One response to “January 26 Webcast: A Survey of the RMBS Litigation Landscape”

  1. Counsel for plaintiffs are barking up the wrong tree.

    There is a much more efficient way to achieve what plaintiffs are seeking, and to do it quickly. Time is of the essence in these matters, as statutes of limitations are quickly running out on plaintiffs in many of their causes of action. Furthermore, by not taking the more efficient legal solution to the problem, plaintiffs, when they lose with their present legal theories, will be precluded by the doctrines of res judicata and collateral estoppel from bringing new actions, based on more efficient and effective legal theories. The aforementioned doctrines will be applicable because it will be the same plaintiffs attempting to litigate the same facts and transactions. In will matter not that these issues were not litigated in the prior actions, only that they could have been so litigated.

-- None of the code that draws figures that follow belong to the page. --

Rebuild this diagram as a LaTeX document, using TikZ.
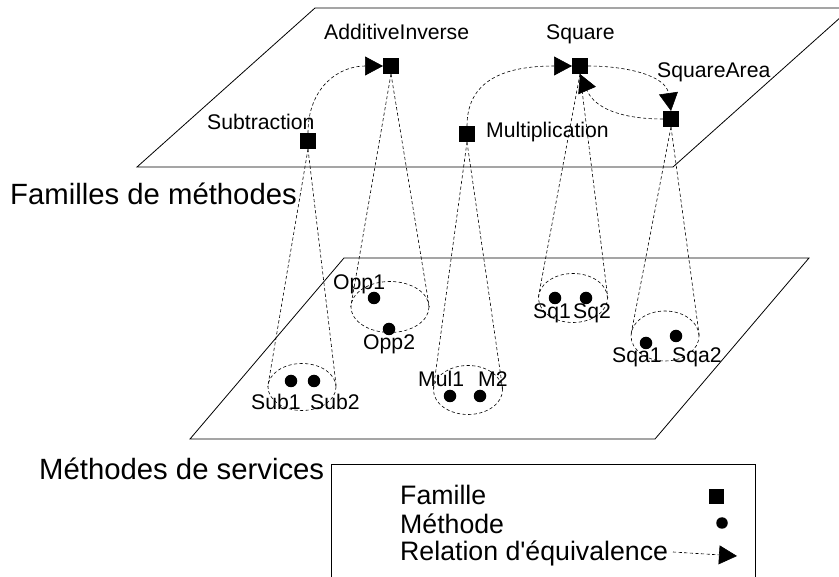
\documentclass[tikz,border=0pt]{standalone}
\usepackage{fontspec}
\newfontfamily\arialf{Liberation Sans}
\usetikzlibrary{arrows.meta,shapes.geometric}
\begin{document}
\begin{tikzpicture}[x=1pt,y=-1pt,
  fam/.style={fill=black,minimum size=16pt,inner sep=0pt,outer sep=0pt},
  meth/.style={circle,fill=black,minimum size=12.5pt,inner sep=0pt},
  dsh/.style={dash pattern=on 3.2pt off 2.4pt,line width=0.6pt},
  grp/.style={ellipse,draw,dsh,inner sep=0pt},
  lbl/.style={anchor=base west,inner sep=0pt,font=\arialf\fontsize{21.2}{25}\selectfont},
  big/.style={anchor=base west,inner sep=0pt,font=\arialf\fontsize{29.3}{34}\selectfont},
  leg/.style={anchor=base west,inner sep=0pt,font=\arialf\fontsize{26.7}{32}\selectfont},
  eqv/.style={dsh,-{Triangle[length=18pt,width=19pt]}},
  plane/.style={line width=0.8pt}
]
\useasboundingbox (0,0) rectangle (839,577);
\clip (0,0) rectangle (839,577);

% planes
\draw[plane] (315,8) -- (851,8) -- (673,167) -- (137,167) -- cycle;
\draw[plane] (344,258) -- (809,258) -- (655,439) -- (190,439) -- cycle;

% legend frame
\draw[plane] (331,600) -- (331,464) -- (755,464) -- (755,600);

% families
\node[fam] (sub) at (308,141) {};
\node[fam] (addinv) at (391,66) {};
\node[fam] (mul) at (467,134) {};
\node[fam] (sq) at (580,66) {};
\node[fam] (sqa) at (671,119) {};

% groups
\node[grp,minimum width=68pt,minimum height=47pt] (subE) at (302,387) {};
\node[grp,minimum width=78pt,minimum height=51pt] (oppE) at (390,307) {};
\node[grp,minimum width=69pt,minimum height=49pt] (mulE) at (468,390) {};
\node[grp,minimum width=69pt,minimum height=49pt] (sqE) at (573,298) {};
\node[grp,minimum width=68pt,minimum height=50pt] (sqaE) at (665,336) {};

% methods
\node[meth] (m_sub1) at (291,381) {};
\node[meth] (m_sub2) at (314,381) {};
\node[meth] (m_opp1) at (374,298) {};
\node[meth] (m_opp2) at (389,329) {};
\node[meth] (m_mul1) at (450,396) {};
\node[meth] (m_m2) at (480,396) {};
\node[meth] (m_sq1) at (555,298) {};
\node[meth] (m_sq2) at (586,298) {};
\node[meth] (m_sqa1) at (646,343) {};
\node[meth] (m_sqa2) at (676,336) {};

% cones
\draw[dsh] (sub.south) -- (subE.west);
\draw[dsh] (sub.south) -- (subE.east);
\draw[dsh] (addinv.south) -- (oppE.west);
\draw[dsh] (addinv.south) -- (oppE.east);
\draw[dsh] (mul.south) -- (mulE.west);
\draw[dsh] (mul.south) -- (mulE.east);
\draw[dsh] (sq.south) -- (sqE.west);
\draw[dsh] (sq.south) -- (sqE.east);
\draw[dsh] (sqa.south) -- (sqaE.west);
\draw[dsh] (sqa.south) -- (sqaE.east);

% equivalence relations
\draw[eqv] (sub.north) .. controls +(0,-45) and +(-45,0) .. (addinv.west);
\draw[eqv] (mul.north) .. controls +(0,-50) and +(-60,0) .. (sq.west);
\draw[eqv] (sq.east) .. controls +(40,0) and +(-5,-35) .. (sqa.north);
\draw[eqv] (sqa.west) .. controls +(-40,0) and +(15,35) .. (sq.south);

% labels
\node[lbl] (l_addinv) at (324,40) {AdditiveInverse};
\node[lbl] (l_sq) at (546,40) {Square};
\node[lbl] (l_sub) at (207,130) {Subtraction};
\node[lbl] (l_mul) at (486,138) {Multiplication};
\node[lbl] (l_sqa) at (657,78) {SquareArea};
\node[lbl] (l_opp1) at (333,290) {Opp1};
\node[lbl] (l_opp2) at (363,350) {Opp2};
\node[lbl] (l_sub1) at (251,410) {Sub1};
\node[lbl] (l_sub2) at (310,410) {Sub2};
\node[lbl] (l_mul1) at (418,387) {Mul1};
\node[lbl] (l_m2) at (478,387) {M2};
\node[lbl] (l_sq1) at (533,319) {Sq1};
\node[lbl] (l_sq2) at (573,319) {Sq2};
\node[lbl] (l_sqa1) at (612,363) {Sqa1};
\node[lbl] (l_sqa2) at (672,363) {Sqa2};

\node[big] (t_fam) at (10,205) {Familles de méthodes};
\node[big] (t_meth) at (39,480) {Méthodes de services};

% legend
\node[leg] (lg1) at (400,505) {Famille};
\node[leg] (lg2) at (400,533) {Méthode};
\node[leg] (lg3) at (400,561) {Relation d'équivalence};
\node[fill=black,minimum size=15pt,inner sep=0pt] (lgsq) at (716,497) {};
\node[meth,minimum size=11.5pt] (lgdot) at (722,523) {};
\coordinate (lga) at (673,552);
\coordinate (lgb) at (737,556);
\draw[eqv] (lga) -- (lgb);
\end{tikzpicture}
\end{document}
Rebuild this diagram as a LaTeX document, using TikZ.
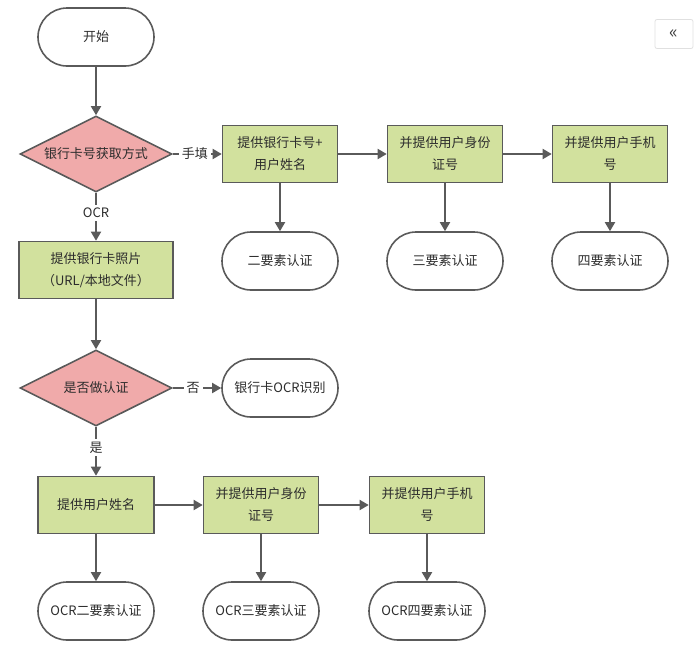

    So what this means for institutional investors is that they will have breached their fiduciary obligations to their beneficiaries, and their counsels will be liable for malpractice. Unfortunately, institutional investor recoveries under counsels’ malpractice policies will be a pittance of what could have been recovered by bringing suit using proper legal theories. And of course, managements of institutional investors will themselves be liable to their beneficiaries for their errors and omissions.

    The net result will be across the board wins for the RMBS deal principals.